Islamic feminists do not only criticise discriminatory discourses and practices imposed on women in the name of Islam, they also draw up measures to change them, using the same idiom and framework. Indeed, the voice of Islamic feminism may threaten the dominant discourse of the Islamic regime, because it strategically uses the regime's own Islamic terms against it. In this way, Islamic feminists can challenge and deconstruct misogynist interpretation of authoritative texts while defending their religious and national communities, and thus undermining accusations of cultural betrayal.
In Iran, Islamic feminism serves as a moderate alternative both to the current Islamist regime's gender politics as well as to the gender initiatives of the previous secular regime, which were met with fierce ideological and physical resistance.

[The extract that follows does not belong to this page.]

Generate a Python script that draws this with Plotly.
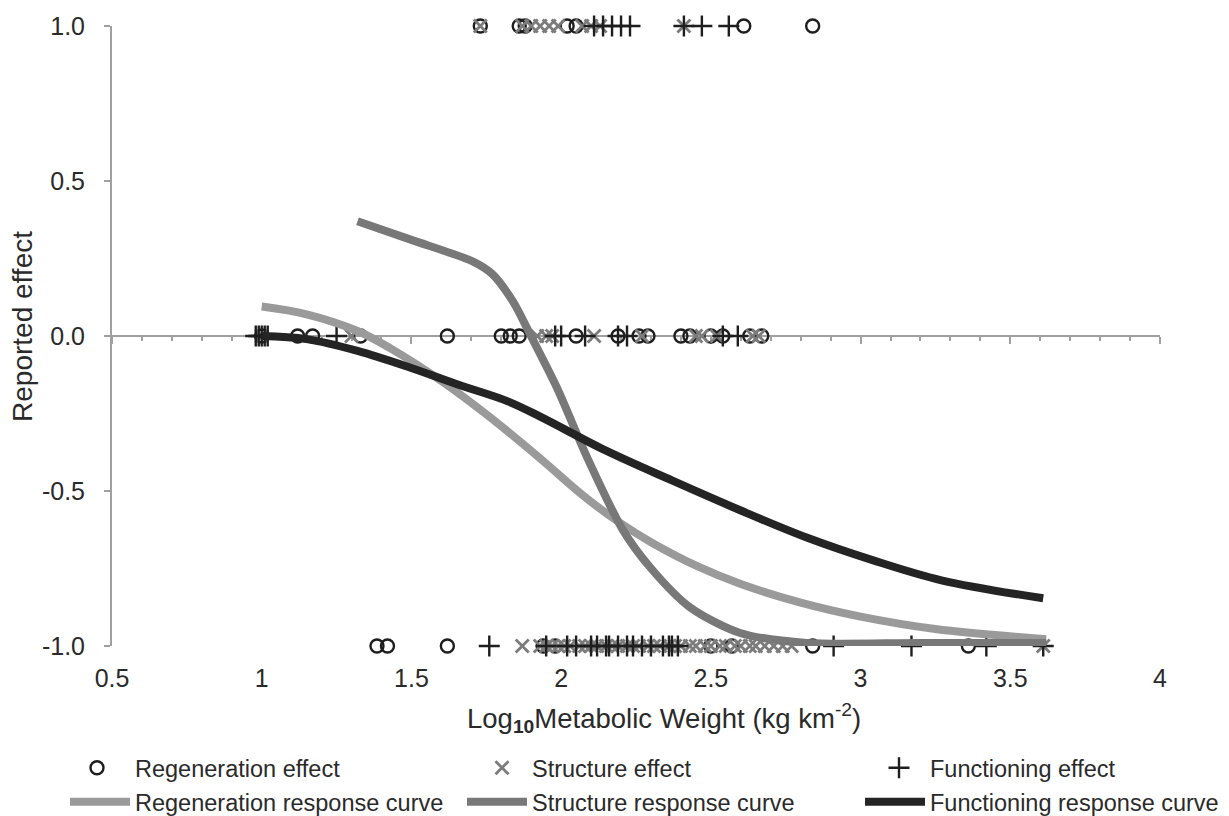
import plotly.graph_objects as go

# ---- data ----
regen_top_x = [1.73, 1.86, 1.88, 2.02, 2.05, 2.61, 2.84]
struct_top_x = [1.73, 1.87, 1.90, 1.93, 1.96, 1.99, 2.07, 2.10, 2.13, 2.41]
func_top_x = [2.11, 2.14, 2.17, 2.20, 2.23, 2.41, 2.47, 2.56]

regen_mid_x = [1.0, 1.12, 1.17, 1.33, 1.62, 1.80, 1.83, 1.86, 2.05, 2.19, 2.26, 2.29,
               2.40, 2.43, 2.50, 2.54, 2.63, 2.67]
struct_mid_x = [1.0, 1.30, 1.92, 1.95, 1.97, 2.11, 2.27, 2.45, 2.47, 2.52, 2.64, 2.66]
func_mid_x = [0.98, 0.99, 1.0, 1.01, 1.02, 1.25, 1.98, 2.0, 2.08, 2.19, 2.22, 2.54, 2.59]

regen_bot_x = [1.385, 1.42, 1.62, 1.94, 1.98, 2.50, 2.57, 2.84, 3.36]
struct_bot_x = [1.87, 1.93, 1.95, 1.97, 1.99, 2.01, 2.03, 2.06, 2.08, 2.10, 2.12, 2.15,
                2.17, 2.19, 2.22, 2.24, 2.26, 2.29, 2.31, 2.33, 2.36, 2.38, 2.40, 2.43,
                2.45, 2.48, 2.50, 2.53, 2.55, 2.58, 2.60, 2.63, 2.65, 2.68, 2.71, 2.74,
                2.77, 3.61]
func_bot_x = [1.76, 1.95, 2.02, 2.05, 2.10, 2.12, 2.15, 2.16, 2.19, 2.22, 2.24, 2.27,
              2.30, 2.34, 2.36, 2.37, 2.39, 2.91, 3.17, 3.42, 3.61]

regen_curve_x = [1.0, 1.15, 1.32, 1.43, 1.6, 1.76, 1.93, 2.08, 2.2, 2.3, 2.46, 2.6, 2.8, 3.0,
                 3.25, 3.62]
regen_curve_y = [0.095, 0.07, 0.016, -0.04, -0.145, -0.26, -0.395, -0.52, -0.605, -0.665, -0.745,
                 -0.80, -0.86, -0.905, -0.945, -0.978]
struct_curve_x = [1.32, 1.5, 1.706, 1.77, 1.84, 1.896, 1.986, 2.086, 2.207, 2.297, 2.43, 2.598,
                  2.82, 3.2, 3.62]
struct_curve_y = [0.37, 0.31, 0.24, 0.20, 0.11, 0.006, -0.167, -0.39, -0.627, -0.746, -0.875,
                  -0.958, -0.99, -0.99, -0.99]
func_curve_x = [1.0, 1.15, 1.32, 1.49, 1.65, 1.82, 1.93, 2.15, 2.37, 2.6, 2.82, 3.04, 3.27, 3.61]
func_curve_y = [0.0, -0.01, -0.048, -0.10, -0.155, -0.21, -0.26, -0.37, -0.466, -0.563, -0.65,
                -0.723, -0.788, -0.846]

x_ticks = [0.5, 1, 1.5, 2, 2.5, 3, 3.5, 4]
x_tick_text = ["0.5", "1", "1.5", "2", "2.5", "3", "3.5", "4"]
y_ticks = [-1.0, -0.5, 0.0, 0.5, 1.0]
y_tick_text = ["-1.0", "-0.5", "0.0", "0.5", "1.0"]


def row(xs, yv):
    return [yv] * len(xs)


FONT = "Liberation Sans, Arial, sans-serif"
TXT = "#2a2a2a"
W, H = 1229, 816

fig = go.Figure()

reg_x = regen_top_x + regen_mid_x + regen_bot_x
reg_y = row(regen_top_x, 1.0) + row(regen_mid_x, 0.0) + row(regen_bot_x, -1.0)
st_x = struct_top_x + struct_mid_x + struct_bot_x
st_y = row(struct_top_x, 1.0) + row(struct_mid_x, 0.0) + row(struct_bot_x, -1.0)
fu_x = func_top_x + func_mid_x + func_bot_x
fu_y = row(func_top_x, 1.0) + row(func_mid_x, 0.0) + row(func_bot_x, -1.0)

fig.add_trace(go.Scatter(x=reg_x, y=reg_y, mode="markers", name="Regeneration effect",
                         cliponaxis=False, legend="legend",
                         marker=dict(symbol="circle-open", size=13, color="#1e1e1e",
                                     line=dict(width=2.4, color="#1e1e1e"))))
fig.add_trace(go.Scatter(x=st_x, y=st_y, mode="markers", name="Structure effect",
                         cliponaxis=False, legend="legend2",
                         marker=dict(symbol="x-thin-open", size=13, color="#7c7c7c",
                                     line=dict(width=2.8, color="#7c7c7c"))))
fig.add_trace(go.Scatter(x=fu_x, y=fu_y, mode="markers", name="Functioning effect",
                         cliponaxis=False, legend="legend3",
                         marker=dict(symbol="cross-thin-open", size=15, color="#1e1e1e",
                                     line=dict(width=2.4, color="#1e1e1e"))))

fig.add_trace(go.Scatter(x=regen_curve_x, y=regen_curve_y, mode="lines",
                         name="Regeneration response curve", cliponaxis=False, legend="legend4",
                         line=dict(color="#9a9a9a", width=8, shape="spline", smoothing=1.0)))
fig.add_trace(go.Scatter(x=struct_curve_x, y=struct_curve_y, mode="lines",
                         name="Structure response curve", cliponaxis=False, legend="legend5",
                         line=dict(color="#787878", width=8, shape="spline", smoothing=0.8)))
fig.add_trace(go.Scatter(x=func_curve_x, y=func_curve_y, mode="lines",
                         name="Functioning response curve", cliponaxis=False, legend="legend6",
                         line=dict(color="#242424", width=8, shape="spline", smoothing=1.0)))

# dummy trace so the axis line at y = 0 gets drawn
fig.add_trace(go.Scatter(x=[None], y=[None], xaxis="x2", showlegend=False, hoverinfo="skip"))


def leg(text_x, center_y, iw):
    return dict(orientation="h", xref="container", yref="container",
                x=(text_x - iw - 10) / W, y=1 - center_y / H, xanchor="left", yanchor="middle",
                font=dict(size=23.5, color=TXT, family=FONT), itemwidth=iw,
                bgcolor="rgba(0,0,0,0)", borderwidth=0)


fig.update_layout(
    width=W, height=H,
    margin=dict(l=112, r=69, t=24, b=170),
    paper_bgcolor="white", plot_bgcolor="white",
    font=dict(family=FONT, size=24, color=TXT),
    showlegend=True,
    xaxis=dict(range=[0.5, 4], tickvals=x_ticks, ticktext=x_tick_text,
               showline=False, showgrid=False, zeroline=False,
               ticks="outside", ticklen=10, tickcolor="rgba(0,0,0,0)",
               tickfont=dict(size=25, color=TXT, family=FONT)),
    xaxis2=dict(range=[0.5, 4], overlaying="x", matches="x", anchor="free", position=0.5,
                showline=True, linecolor="#a0a0a0", linewidth=2,
                showgrid=False, zeroline=False, showticklabels=False,
                ticks="outside", ticklen=7, tickwidth=2, tickcolor="#a0a0a0", dtick=0.5,
                tick0=0.5, layer="below traces",
                minor=dict(ticks="outside", ticklen=4, tickwidth=2, tickcolor="#a0a0a0",
                           dtick=0.1, tick0=0.5)),
    yaxis=dict(range=[-1.0, 1.0], tickvals=y_ticks, ticktext=y_tick_text,
               showline=True, linecolor="#a0a0a0", linewidth=2,
               showgrid=False, zeroline=False,
               ticks="outside", ticklen=6, tickwidth=2, tickcolor="#a0a0a0",
               ticklabelstandoff=14, layer="below traces",
               tickfont=dict(size=25, color=TXT, family=FONT)),
    legend=leg(135, 768, 66),
    legend2=leg(532, 768, 50),
    legend3=leg(930, 768, 52),
    legend4=leg(135, 802, 60),
    legend5=leg(532, 802, 60),
    legend6=leg(930, 802, 60),
    annotations=[
        dict(text="Log<sub><b>10</b></sub>Metabolic Weight (kg km<sup>-2</sup>)",
             xref="paper", yref="paper", x=0.527, y=-0.116, xanchor="center", yanchor="middle",
             showarrow=False, font=dict(size=27.5, color=TXT, family=FONT)),
        dict(text="Reported effect", xref="paper", yref="paper", x=-0.086, y=0.516,
             xanchor="center", yanchor="middle", textangle=-90, showarrow=False,
             font=dict(size=28, color=TXT, family=FONT)),
    ],
)

fig.write_html("out.html", config={"displayModeBar": False},
               post_script="document.body.style.margin='0';")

As the country with the largest Muslim population, albeit secular, Indonesia also faces a great challenge from growing religious conservatism. The same political reforms which have brought democracy and freedom to Indonesia have also brought demands for the imposition of Muslim forms, in which sharia-inspired laws which would discriminate against women are proposed both in the national and in local parliaments. This reality brings secular and Islamic feminists together to criticise and monitor developments.
Sometimes they win – for example, when they successfully pushed for a law making domestic violence a crime. Sometimes they lose – as when they failed to prevent an anti-pornography bill which criminalises women's sexuality and behaviour. Nevertheless, such collaboration proves that differing ways of achieving equality and justice should not be seen as contradictory, but as complementary strategies for gender reform.